• [Stated goal] Starting at the line that contains "Clone this chart in matplotlib." and stopping after the line that contains "plt.rcParams['font.family'] = ['Lato', 'DejaVu", copy the lines exactly. Pictures are left out.

Plotting code records
↓

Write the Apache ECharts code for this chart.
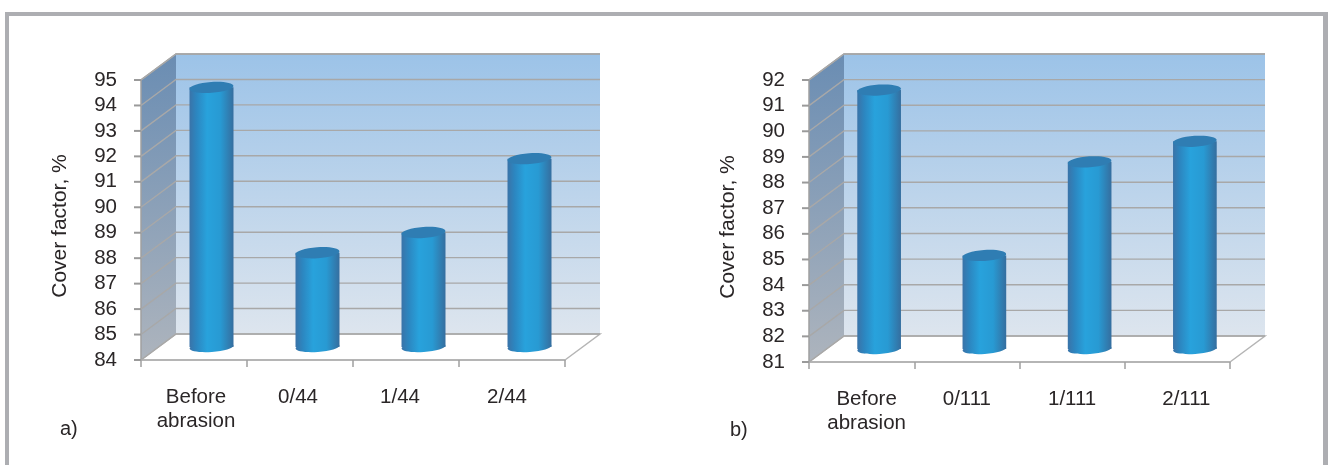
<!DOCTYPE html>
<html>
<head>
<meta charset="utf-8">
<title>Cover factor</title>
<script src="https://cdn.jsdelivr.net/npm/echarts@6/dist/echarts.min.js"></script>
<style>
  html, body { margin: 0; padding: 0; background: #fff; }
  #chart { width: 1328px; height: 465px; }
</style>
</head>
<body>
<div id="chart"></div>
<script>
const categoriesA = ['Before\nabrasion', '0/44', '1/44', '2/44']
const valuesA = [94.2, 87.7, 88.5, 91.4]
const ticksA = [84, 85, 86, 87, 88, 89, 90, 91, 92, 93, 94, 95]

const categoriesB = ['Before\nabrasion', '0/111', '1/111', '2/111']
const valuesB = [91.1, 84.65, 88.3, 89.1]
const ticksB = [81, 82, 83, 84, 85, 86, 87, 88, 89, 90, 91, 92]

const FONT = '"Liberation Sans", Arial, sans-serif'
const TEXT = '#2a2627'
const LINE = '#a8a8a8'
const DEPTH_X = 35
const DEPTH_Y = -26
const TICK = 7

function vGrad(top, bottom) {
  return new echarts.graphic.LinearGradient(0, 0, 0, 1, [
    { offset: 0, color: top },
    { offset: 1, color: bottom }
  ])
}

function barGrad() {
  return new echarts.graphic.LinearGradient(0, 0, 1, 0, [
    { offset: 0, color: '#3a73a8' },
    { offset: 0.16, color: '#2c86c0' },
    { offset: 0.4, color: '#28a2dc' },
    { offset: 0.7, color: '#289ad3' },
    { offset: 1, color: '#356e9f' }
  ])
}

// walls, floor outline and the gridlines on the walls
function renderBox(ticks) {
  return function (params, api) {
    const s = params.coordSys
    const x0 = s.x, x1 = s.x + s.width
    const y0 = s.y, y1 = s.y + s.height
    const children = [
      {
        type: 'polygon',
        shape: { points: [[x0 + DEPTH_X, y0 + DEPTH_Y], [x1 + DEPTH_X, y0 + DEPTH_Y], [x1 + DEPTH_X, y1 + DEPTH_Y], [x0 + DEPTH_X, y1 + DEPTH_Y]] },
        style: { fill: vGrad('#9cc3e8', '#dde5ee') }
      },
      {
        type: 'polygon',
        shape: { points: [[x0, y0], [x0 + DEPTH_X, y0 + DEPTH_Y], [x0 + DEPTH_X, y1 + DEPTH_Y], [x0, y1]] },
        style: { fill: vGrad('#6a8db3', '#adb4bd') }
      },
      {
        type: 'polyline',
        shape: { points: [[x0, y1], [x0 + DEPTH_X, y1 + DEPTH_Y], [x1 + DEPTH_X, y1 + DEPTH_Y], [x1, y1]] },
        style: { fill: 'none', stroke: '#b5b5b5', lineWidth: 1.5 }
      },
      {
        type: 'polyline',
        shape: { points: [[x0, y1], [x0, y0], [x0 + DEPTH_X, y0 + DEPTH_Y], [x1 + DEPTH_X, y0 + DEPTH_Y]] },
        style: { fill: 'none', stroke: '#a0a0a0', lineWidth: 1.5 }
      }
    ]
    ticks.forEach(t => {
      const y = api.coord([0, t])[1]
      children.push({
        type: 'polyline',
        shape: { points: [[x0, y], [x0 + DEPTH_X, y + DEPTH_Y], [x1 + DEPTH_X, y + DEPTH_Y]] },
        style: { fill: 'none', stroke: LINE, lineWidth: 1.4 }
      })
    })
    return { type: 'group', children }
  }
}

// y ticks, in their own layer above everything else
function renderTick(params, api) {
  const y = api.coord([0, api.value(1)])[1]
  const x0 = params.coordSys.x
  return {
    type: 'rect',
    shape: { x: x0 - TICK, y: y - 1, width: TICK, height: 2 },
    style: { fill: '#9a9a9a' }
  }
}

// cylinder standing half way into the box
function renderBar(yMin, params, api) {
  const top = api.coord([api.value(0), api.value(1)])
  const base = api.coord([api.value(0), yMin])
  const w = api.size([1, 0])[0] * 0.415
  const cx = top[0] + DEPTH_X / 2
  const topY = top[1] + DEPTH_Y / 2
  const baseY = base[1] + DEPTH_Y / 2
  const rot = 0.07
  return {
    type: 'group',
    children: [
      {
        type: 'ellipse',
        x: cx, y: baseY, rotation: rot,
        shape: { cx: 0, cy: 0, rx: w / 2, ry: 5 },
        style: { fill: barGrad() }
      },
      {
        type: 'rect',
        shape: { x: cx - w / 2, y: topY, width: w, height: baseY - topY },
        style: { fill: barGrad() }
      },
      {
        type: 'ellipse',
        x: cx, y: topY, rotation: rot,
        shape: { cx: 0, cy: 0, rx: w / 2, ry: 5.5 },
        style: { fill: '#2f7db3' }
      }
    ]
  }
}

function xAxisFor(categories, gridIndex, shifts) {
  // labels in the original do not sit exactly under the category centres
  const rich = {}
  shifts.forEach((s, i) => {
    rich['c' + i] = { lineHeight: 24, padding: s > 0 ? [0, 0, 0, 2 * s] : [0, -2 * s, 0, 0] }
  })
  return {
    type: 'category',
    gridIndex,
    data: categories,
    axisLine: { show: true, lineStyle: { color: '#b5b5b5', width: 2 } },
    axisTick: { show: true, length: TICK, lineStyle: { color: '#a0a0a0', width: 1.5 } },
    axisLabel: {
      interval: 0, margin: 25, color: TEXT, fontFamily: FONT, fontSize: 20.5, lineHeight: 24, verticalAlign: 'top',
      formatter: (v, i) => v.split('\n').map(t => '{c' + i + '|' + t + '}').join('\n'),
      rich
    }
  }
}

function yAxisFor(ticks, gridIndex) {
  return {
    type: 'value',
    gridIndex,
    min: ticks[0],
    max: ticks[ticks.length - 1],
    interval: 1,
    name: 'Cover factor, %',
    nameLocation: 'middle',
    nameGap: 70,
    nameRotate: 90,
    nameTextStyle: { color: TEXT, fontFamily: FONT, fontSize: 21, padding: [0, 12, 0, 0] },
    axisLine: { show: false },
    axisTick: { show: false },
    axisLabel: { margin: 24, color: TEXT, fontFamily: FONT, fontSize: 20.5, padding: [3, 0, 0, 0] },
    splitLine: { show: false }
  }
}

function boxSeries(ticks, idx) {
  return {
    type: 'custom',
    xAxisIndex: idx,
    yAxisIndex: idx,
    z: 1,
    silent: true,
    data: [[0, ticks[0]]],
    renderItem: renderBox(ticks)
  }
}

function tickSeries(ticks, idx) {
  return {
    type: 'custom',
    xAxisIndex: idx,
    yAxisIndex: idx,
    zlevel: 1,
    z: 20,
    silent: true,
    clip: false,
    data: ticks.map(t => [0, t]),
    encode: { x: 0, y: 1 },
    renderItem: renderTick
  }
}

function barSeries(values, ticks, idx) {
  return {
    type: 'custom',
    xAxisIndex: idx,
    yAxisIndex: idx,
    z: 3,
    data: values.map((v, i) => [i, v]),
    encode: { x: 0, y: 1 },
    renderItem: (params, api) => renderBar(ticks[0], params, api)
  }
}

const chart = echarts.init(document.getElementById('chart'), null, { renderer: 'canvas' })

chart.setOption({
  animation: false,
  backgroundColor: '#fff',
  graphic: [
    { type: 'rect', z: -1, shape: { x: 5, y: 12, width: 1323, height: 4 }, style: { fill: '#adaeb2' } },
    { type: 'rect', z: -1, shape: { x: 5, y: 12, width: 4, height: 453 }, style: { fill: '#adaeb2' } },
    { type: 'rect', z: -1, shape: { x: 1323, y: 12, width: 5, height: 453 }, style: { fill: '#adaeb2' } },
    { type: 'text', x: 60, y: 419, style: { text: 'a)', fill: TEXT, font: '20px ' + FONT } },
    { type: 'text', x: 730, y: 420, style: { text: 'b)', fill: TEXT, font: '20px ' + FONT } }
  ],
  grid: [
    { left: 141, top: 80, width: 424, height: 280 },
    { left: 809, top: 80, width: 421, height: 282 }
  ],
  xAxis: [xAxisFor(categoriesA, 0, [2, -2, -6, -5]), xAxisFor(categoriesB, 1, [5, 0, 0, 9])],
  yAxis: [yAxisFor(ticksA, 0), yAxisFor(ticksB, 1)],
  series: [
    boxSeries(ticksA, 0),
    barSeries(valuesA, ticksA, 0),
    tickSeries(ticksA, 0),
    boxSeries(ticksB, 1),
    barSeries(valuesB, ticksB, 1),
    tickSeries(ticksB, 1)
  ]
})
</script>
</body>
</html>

↑
↓

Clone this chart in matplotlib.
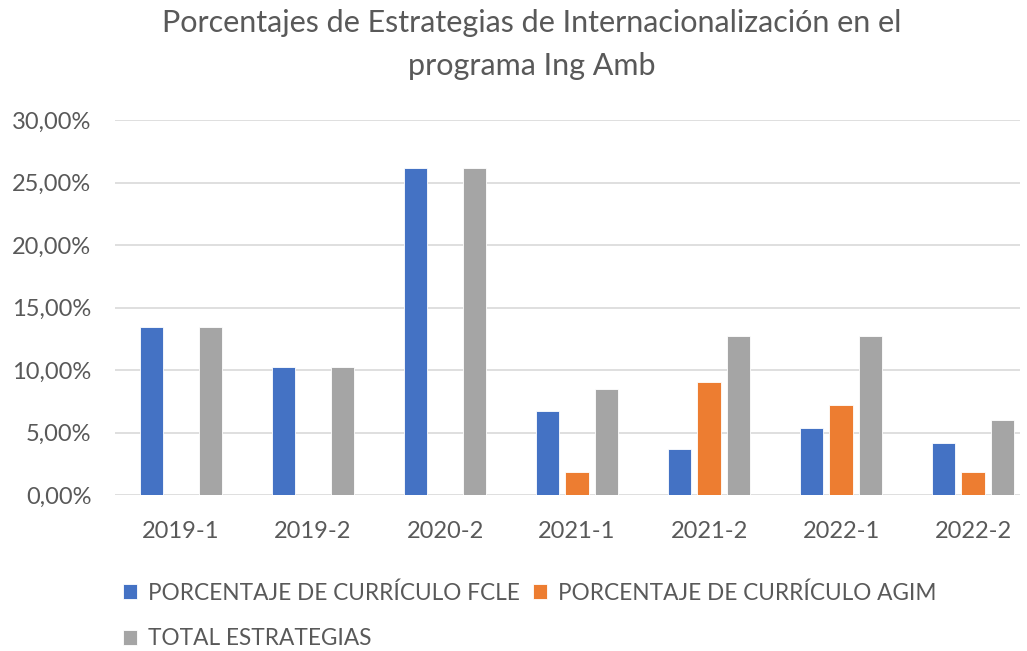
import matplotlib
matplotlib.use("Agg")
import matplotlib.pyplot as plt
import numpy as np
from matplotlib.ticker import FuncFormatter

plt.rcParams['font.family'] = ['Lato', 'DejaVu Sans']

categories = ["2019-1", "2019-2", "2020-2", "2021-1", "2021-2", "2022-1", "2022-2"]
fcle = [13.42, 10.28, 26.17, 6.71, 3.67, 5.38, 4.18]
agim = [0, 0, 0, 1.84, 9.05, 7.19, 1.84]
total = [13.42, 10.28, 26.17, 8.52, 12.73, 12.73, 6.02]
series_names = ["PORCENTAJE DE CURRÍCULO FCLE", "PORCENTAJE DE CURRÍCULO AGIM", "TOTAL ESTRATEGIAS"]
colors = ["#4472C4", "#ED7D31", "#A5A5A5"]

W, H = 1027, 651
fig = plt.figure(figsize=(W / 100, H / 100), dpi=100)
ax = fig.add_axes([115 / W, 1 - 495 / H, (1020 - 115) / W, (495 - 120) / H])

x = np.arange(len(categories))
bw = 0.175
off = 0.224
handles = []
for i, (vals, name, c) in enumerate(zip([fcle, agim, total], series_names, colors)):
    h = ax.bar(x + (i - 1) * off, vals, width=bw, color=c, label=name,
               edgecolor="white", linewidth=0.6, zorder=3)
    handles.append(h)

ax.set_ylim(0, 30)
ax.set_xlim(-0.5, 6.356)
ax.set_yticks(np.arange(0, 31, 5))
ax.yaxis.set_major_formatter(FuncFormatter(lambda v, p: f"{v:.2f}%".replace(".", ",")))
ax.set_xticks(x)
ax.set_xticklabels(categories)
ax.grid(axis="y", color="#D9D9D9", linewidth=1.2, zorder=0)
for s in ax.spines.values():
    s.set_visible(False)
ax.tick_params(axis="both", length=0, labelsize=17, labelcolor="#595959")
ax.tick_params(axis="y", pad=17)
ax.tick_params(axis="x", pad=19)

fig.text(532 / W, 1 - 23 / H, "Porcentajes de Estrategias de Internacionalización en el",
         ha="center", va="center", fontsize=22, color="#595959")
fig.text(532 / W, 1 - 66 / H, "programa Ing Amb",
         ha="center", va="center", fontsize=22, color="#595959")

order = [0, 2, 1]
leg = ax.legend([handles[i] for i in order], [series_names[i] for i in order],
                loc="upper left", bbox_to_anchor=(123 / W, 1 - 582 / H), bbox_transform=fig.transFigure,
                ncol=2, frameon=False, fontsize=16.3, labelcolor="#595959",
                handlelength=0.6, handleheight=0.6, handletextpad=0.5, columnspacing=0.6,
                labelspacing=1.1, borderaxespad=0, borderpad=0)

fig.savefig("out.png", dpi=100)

↑

• [The output]
Clone this chart in matplotlib.
import matplotlib
matplotlib.use("Agg")
import matplotlib.pyplot as plt
import numpy as np
from matplotlib.ticker import FuncFormatter

plt.rcParams['font.family'] = ['Lato', 'DejaVu Sans']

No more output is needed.